How can I perform full outer joins of large data sets in R?

Question 1

Here is a simple example that illustrates how to do outer joins of several datasets:

library(sqldf)
dat1 <- data.frame(x = 1:5,y = letters[1:5])
dat2 <- data.frame(w = 3:8,z = letters[3:8])
> 
> sqldf("select * from dat1 left outer join dat2 on dat1.x = dat2.w UNION 
+       select * from dat2 left outer join dat1 on dat1.x = dat2.w")
  x y  w    z
1 1 a NA <NA>
2 2 b NA <NA>
3 3 c  3    c
4 4 d  4    d
5 5 e  5    e
6 6 f NA <NA>
7 7 g NA <NA>
8 8 h NA <NA>

There it is, a full outer join using sqldf and SQLite as a backend.

As I also mentioned, sqldf support more back ends than SQLite. A single Google search reveals that full outer joins are accomplished the exact same way in MySQL. I am less familiar with postgres but this question sure suggests that full outer joins are possible there as well.

Question 2

Without sqldf, here is a smart and simple solution :

merge(a, b, by = "col", all = T)

FX

Question 3

If you are using ffbase, you can get to your desired result of a full outer join if you combine expand.ffgrid with merge.ffdf. expand.ffgrid is like expand.grid but works with ff vectors so it will not overblow your RAM and merge.ffdf allows to merge with another ffdf without overblowing your RAM and storing data on disk. An example below.

require(ffbase)
x <- ffseq(1, 10000)
y <- ff(factor(LETTERS))
allcombinations <- expand.ffgrid(x, y)
addme <- data.frame(Var1 = c(1, 2), Var2 = c("A","B"), measure = rnorm(2))
addme <- as.ffdf(addme)
myffdf <- merge(allcombinations, addme, by.x=c("Var1","Var2"), by.y=c("Var1","Var2"),  all.x=TRUE)
myffdf[1:10,]

Next, look at delete rows ff package on how to subset that resulting myffdf.

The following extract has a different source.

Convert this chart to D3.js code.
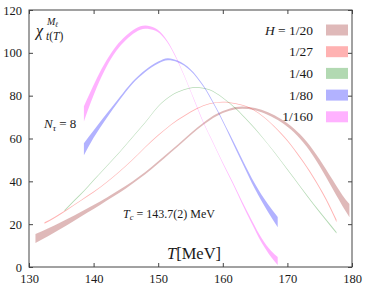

Do have a look at ?ffbase::expand.ffgrid and ?ffbase::merge.ffdf

Question 4

This might work (note: the key column must be the first column in every dataset).

library(ff)
library(ffbase)

fullouterjoin <- function(ffdf1, ffdf2){

    # do a left outer join
    leftjoin <- merge(ffdf1, ffdf2, by = "key", all.x = TRUE)

    # do a right outer join (it's just a left outer join with the objects swapped)
    rightjoin <- merge(ffdf2, ffdf1, by = "key", all.x = TRUE)

    # swap the column orders (make ffd1 columns first and ffd2 columns later)
    srightjoin <- rightjoin[c(names(ffdf1), names(ffdf2)[2:length(ffdf2)])]

    # stack left outer join on top of the (swapped) right outer join
    stacked <- rbind(leftjoin, srightjoin)

    # remove duplicate rows
    uniques <- unique(stacked)

    # that's it
    return(uniques)
}

usage:

newffdf <- fullouterjoin(some_ffdf, another_ffdf)

I'm not saying it's fast, but it might overcome the memory barrier.